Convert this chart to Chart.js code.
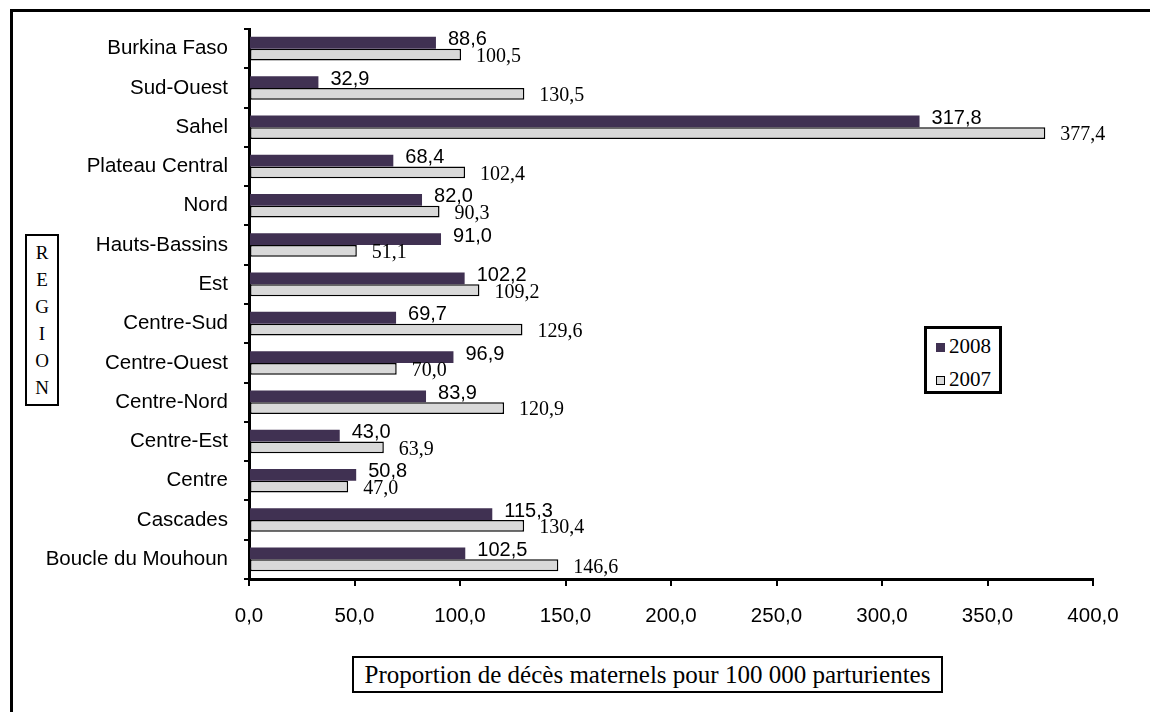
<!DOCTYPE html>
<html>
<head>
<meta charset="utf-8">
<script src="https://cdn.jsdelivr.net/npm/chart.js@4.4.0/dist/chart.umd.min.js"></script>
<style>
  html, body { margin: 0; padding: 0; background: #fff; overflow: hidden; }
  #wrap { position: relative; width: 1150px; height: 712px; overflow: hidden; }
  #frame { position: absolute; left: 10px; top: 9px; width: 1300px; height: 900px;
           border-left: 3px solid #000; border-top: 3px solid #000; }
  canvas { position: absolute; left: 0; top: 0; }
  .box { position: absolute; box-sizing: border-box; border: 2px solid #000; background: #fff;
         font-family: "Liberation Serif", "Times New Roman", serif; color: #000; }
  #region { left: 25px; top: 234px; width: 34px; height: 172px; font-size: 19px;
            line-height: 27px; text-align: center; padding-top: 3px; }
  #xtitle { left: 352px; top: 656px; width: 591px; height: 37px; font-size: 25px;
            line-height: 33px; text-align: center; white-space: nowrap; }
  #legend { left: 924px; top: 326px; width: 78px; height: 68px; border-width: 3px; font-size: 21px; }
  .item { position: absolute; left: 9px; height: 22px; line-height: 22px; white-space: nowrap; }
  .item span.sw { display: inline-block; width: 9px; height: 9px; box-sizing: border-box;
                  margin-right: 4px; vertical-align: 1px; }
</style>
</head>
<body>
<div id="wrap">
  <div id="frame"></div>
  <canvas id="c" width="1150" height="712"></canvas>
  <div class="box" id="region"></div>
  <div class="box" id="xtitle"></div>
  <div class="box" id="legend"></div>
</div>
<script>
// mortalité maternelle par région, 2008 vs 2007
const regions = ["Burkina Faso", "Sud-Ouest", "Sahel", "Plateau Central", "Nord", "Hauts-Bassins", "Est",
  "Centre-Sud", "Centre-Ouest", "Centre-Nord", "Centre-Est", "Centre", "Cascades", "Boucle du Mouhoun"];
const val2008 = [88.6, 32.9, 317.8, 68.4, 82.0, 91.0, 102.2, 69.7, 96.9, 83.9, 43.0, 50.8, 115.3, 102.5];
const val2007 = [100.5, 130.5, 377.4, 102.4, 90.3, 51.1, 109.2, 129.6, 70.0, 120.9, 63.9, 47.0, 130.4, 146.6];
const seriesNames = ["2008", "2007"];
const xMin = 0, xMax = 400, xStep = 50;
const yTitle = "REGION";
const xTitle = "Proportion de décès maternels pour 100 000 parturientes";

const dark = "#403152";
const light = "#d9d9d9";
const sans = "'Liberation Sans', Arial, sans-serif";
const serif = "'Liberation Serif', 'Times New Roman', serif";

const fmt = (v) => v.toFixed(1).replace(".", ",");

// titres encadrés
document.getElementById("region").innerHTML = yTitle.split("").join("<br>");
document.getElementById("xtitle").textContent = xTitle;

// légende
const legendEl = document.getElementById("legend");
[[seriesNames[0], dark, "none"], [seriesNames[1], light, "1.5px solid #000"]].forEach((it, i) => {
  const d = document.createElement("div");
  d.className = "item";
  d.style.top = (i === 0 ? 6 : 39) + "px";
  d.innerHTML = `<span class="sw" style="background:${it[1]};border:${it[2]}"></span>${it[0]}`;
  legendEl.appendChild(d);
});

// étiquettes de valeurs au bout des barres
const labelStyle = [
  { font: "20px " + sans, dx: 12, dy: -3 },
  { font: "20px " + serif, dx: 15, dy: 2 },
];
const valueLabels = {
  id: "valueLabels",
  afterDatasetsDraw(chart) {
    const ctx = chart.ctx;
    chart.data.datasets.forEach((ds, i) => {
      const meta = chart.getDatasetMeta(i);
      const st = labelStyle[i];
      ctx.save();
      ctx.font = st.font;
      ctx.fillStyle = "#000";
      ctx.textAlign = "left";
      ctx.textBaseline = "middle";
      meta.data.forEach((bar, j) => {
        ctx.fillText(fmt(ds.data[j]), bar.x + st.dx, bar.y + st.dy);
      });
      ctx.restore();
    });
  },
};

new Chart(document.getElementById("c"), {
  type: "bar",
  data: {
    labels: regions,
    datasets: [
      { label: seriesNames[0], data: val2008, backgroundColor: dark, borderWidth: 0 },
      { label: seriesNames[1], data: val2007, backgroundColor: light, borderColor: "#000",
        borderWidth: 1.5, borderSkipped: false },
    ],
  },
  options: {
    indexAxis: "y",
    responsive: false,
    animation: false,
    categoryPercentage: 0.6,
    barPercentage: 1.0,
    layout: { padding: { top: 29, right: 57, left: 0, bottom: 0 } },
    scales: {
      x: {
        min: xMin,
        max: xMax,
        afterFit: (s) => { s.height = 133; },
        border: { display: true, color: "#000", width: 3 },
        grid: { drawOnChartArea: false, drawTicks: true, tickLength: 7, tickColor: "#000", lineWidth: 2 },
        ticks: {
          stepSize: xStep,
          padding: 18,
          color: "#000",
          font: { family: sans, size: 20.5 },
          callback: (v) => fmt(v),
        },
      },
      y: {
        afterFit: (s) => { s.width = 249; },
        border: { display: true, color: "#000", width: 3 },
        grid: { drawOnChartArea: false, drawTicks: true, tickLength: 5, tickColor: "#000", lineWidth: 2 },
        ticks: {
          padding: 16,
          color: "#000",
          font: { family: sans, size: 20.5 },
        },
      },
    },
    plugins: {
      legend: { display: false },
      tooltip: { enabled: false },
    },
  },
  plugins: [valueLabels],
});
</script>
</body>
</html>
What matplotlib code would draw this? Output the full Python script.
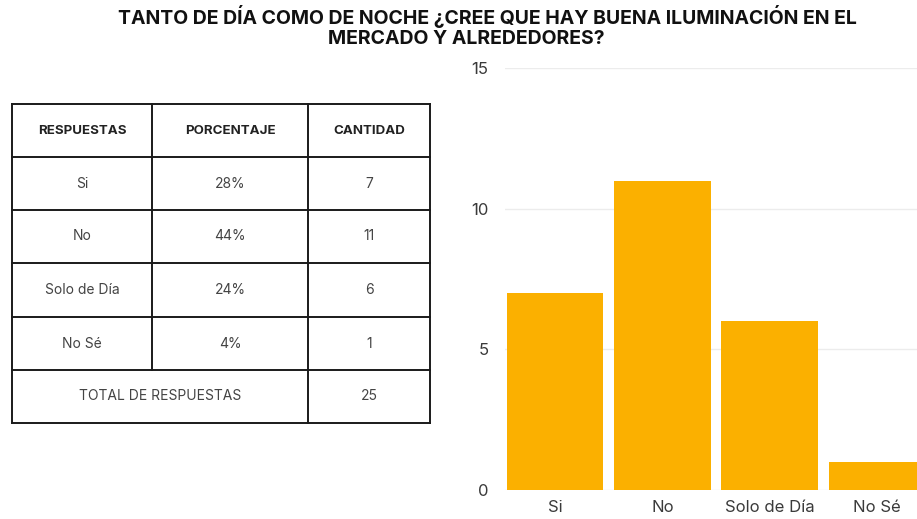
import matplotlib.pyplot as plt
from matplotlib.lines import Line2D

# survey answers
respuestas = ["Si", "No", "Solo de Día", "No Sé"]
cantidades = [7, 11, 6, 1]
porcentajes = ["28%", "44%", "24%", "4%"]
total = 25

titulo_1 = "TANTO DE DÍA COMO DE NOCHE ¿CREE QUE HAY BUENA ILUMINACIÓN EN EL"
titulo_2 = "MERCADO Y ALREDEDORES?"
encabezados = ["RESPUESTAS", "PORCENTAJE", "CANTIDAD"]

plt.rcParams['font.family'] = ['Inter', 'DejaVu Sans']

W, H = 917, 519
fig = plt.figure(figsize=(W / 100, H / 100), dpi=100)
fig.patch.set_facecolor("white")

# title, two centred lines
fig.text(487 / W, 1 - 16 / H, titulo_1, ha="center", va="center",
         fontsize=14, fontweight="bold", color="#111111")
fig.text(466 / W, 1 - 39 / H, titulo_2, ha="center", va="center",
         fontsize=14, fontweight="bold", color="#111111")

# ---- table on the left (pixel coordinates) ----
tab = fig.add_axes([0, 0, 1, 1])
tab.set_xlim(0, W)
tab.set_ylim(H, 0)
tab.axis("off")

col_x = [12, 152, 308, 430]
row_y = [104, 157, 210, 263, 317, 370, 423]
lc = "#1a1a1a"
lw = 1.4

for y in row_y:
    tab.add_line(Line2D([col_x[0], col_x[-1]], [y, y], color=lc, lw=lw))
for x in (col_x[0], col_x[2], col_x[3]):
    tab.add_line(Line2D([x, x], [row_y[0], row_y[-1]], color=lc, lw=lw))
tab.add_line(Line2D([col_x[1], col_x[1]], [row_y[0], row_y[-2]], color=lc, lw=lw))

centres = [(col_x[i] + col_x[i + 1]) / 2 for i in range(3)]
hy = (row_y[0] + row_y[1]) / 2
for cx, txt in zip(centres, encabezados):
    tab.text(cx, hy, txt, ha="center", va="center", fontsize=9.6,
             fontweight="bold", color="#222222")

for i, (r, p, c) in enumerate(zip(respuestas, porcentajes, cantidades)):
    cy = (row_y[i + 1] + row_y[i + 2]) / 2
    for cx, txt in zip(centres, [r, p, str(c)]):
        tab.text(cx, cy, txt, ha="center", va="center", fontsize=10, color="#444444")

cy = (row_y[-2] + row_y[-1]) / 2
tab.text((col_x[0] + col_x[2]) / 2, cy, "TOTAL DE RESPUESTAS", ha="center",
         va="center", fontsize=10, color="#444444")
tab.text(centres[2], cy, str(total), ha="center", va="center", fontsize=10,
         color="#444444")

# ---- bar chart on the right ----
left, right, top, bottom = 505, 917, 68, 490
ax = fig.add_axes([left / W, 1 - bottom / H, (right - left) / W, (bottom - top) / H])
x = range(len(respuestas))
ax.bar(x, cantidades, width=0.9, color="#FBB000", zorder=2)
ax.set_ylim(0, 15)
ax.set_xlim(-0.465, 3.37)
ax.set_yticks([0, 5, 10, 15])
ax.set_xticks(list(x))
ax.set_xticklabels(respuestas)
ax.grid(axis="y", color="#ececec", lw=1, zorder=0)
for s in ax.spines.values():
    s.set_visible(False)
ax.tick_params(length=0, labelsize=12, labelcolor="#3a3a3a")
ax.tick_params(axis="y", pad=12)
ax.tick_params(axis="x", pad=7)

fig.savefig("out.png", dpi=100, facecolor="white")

→ **Task**: Copy out only the lines from the one containing "What matplotlib code" through the one containing "plt.rcParams['font.family'] = ['Inter', 'DejaVu", exactly, with both ends. Any picture is left out.

→ **Expected answer**:
What matplotlib code would draw this? Output the full Python script.
import matplotlib.pyplot as plt
from matplotlib.lines import Line2D

# survey answers
respuestas = ["Si", "No", "Solo de Día", "No Sé"]
cantidades = [7, 11, 6, 1]
porcentajes = ["28%", "44%", "24%", "4%"]
total = 25

titulo_1 = "TANTO DE DÍA COMO DE NOCHE ¿CREE QUE HAY BUENA ILUMINACIÓN EN EL"
titulo_2 = "MERCADO Y ALREDEDORES?"
encabezados = ["RESPUESTAS", "PORCENTAJE", "CANTIDAD"]

plt.rcParams['font.family'] = ['Inter', 'DejaVu Sans']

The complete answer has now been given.